First delete the old indexed data:

curl -XDELETE -u elastic:changeme http://localhost:9200/grok_test

And re-run Logtstash with the dame configuration as before:

{
"time" => "2021-05-14T14:52:36Z",
"level" => "INFO",
"body" => "variable server value is connector"
}
{
"time" => "2021-06-21T22:23:12Z",
"level" => "ERROR",
"body" => "cannot find the requested resource"
}
{
"tags" => [
[0] "_grokparsefailure"
]
}
{
"time" => "2021-08-01T09:39:44Z",
"level" => "INFO",
"body" => "variable server value is connector"
}
{
"time" => "2021-02-13T13:17:11Z",
"level" => "INFO",
"body" => "initializing the bootup"
}
{
"time" => "2021-03-26T01:22:56Z",
"level" => "DEBUG",
"body" => "initializing checksum"
}

We now have a 6th entry that only contains a parse error, as expected. To fix this issue we can add a secondary pattern to our Grok filter.
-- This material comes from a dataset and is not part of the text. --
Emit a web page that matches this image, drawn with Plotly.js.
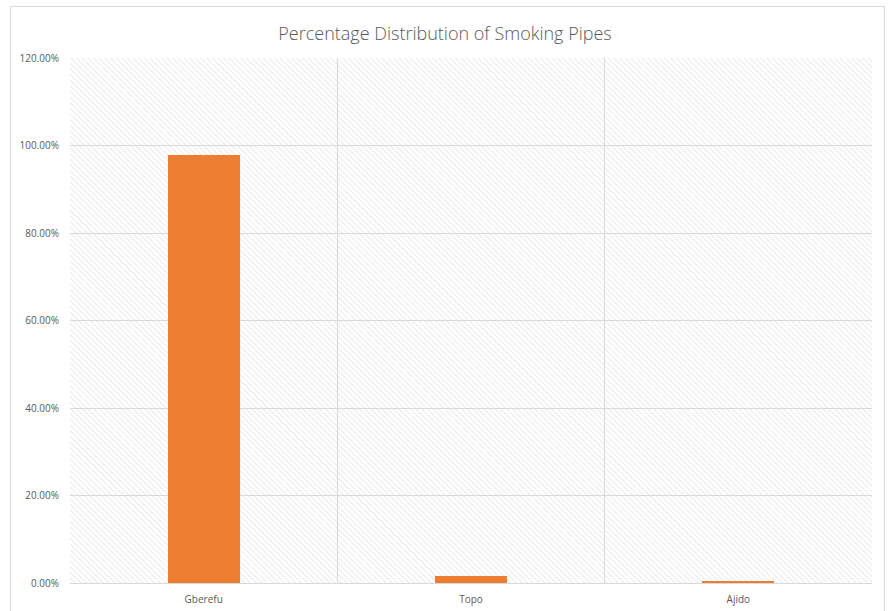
<!DOCTYPE html>
<html>
<head>
<meta charset="utf-8">
<script src="https://cdn.plot.ly/plotly-3.0.1.min.js"></script>
<style>
  html, body { margin: 0; padding: 0; background: #fff; }
  #wrap { position: relative; width: 890px; height: 611px; }
  #chart { width: 890px; height: 611px; }
  #frame { position: absolute; left: 10px; top: 6px; width: 875px; height: 610px;
           border: 1px solid #d9d9d9; box-sizing: border-box; pointer-events: none; }
</style>
</head>
<body>
<div id="wrap">
  <div id="chart"></div>
  <div id="frame"></div>
</div>
<script>
const categories = ["Gberefu", "Topo", "Ajido"];
const percentages = [0.978, 0.016, 0.005];
const yTickValues = [0, 0.2, 0.4, 0.6, 0.8, 1.0, 1.2];
const yTickLabels = ["0.00%", "20.00%", "40.00%", "60.00%", "80.00%", "100.00%", "120.00%"];

const hatchSvg =
  '<svg xmlns="http://www.w3.org/2000/svg" width="802" height="525">' +
  '<defs><pattern id="h" patternUnits="userSpaceOnUse" width="4" height="4" patternTransform="rotate(-45)">' +
  '<rect width="4" height="4" fill="#ffffff"/>' +
  '<line x1="0" y1="0" x2="0" y2="4" stroke="#dcdcdc" stroke-width="1.2"/>' +
  '</pattern></defs>' +
  '<rect width="802" height="525" fill="url(#h)"/></svg>';
const hatchUri = 'data:image/svg+xml;base64,' + btoa(hatchSvg);

const trace = {
  type: 'bar',
  x: categories,
  y: percentages,
  width: 0.27,
  marker: { color: '#ed7d31' },
  hoverinfo: 'x+y'
};

const layout = {
  width: 890,
  height: 611,
  margin: { l: 70, r: 18, t: 58, b: 28 },
  paper_bgcolor: 'rgba(0,0,0,0)',
  plot_bgcolor: 'rgba(0,0,0,0)',
  font: { family: 'Open Sans, Lato, sans-serif', color: '#595959', size: 10 },
  title: {
    text: 'Percentage Distribution of Smoking Pipes',
    font: { family: 'Open Sans, Lato, sans-serif', size: 18, color: '#595959', weight: 300 },
    x: 0.5, xanchor: 'center', y: 0.945, yanchor: 'middle'
  },
  showlegend: false,
  bargap: 0,
  xaxis: {
    type: 'category',
    tickson: 'boundaries',
    showgrid: true,
    gridcolor: '#d9d9d9',
    gridwidth: 1,
    ticks: '',
    showline: false,
    ticklabelstandoff: 9,
    tickfont: { size: 10, color: '#595959' },
    fixedrange: true
  },
  yaxis: {
    range: [0, 1.2],
    tickvals: yTickValues,
    ticktext: yTickLabels,
    showgrid: true,
    gridcolor: '#d9d9d9',
    gridwidth: 1,
    zeroline: true,
    zerolinecolor: '#d9d9d9',
    showline: false,
    ticks: '',
    ticklabelstandoff: 10,
    tickfont: { size: 10, color: '#595959' },
    fixedrange: true
  },
  images: [{
    source: hatchUri,
    xref: 'paper', yref: 'paper',
    x: 0, y: 1, sizex: 1, sizey: 1,
    xanchor: 'left', yanchor: 'top',
    sizing: 'stretch',
    layer: 'below'
  }]
};

Plotly.newPlot('chart', [trace], layout, { displayModeBar: false, staticPlot: true });
</script>
</body>
</html>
This filter will be used if the first one fails to parse a line in our data:

/opt/logstash/pipeline/logstash.conf

input {
file {
path => "/usr/share/logstash/grok_test"
start_position => "beginning"
sincedb_path => "/dev/null"
}
}
filter {
grok {
match => { "message" => [
'%{TIMESTAMP_ISO8601:time} %{LOGLEVEL:level} %{GREEDYDATA:body}',
'%{IP:clientIP} %{WORD:httpMethod} %{URIPATH:url}'
] }
}
mutate {
remove_field => ["message", "@timestamp", "path", "host", "@version"]
}
}
output {
elasticsearch {
hosts => "http://localhost:9200"
index => "grok_test"
}

stdout {}

}

First delete the old indexed data:

curl -XDELETE -u elastic:changeme http://localhost:9200/grok_test

And re-run Logtstash with the same configuration as before:

{
"level" => "INFO",
"time" => "2021-05-14T14:52:36Z",
"body" => "variable server value is connector"
}
{
"level" => "ERROR",
"time" => "2021-06-21T22:23:12Z",
"body" => "cannot find the requested resource"
}
{
"url" => "/wp-admin/index.php",
"clientIP" => "116.112.4.48",
"httpMethod" => "GET"
}
{
"level" => "INFO",
"time" => "2021-08-01T09:39:44Z",
"body" => "variable server value is connector"
}
{
"level" => "INFO",
"time" => "2021-02-13T13:17:11Z",
"body" => "initializing the bootup"
}
{
"level" => "DEBUG",
"time" => "2021-03-26T01:22:56Z",
"body" => "initializing checksum"
}

The last line failed the first pattern and was then ingested using the second option we gave Logstash. It works!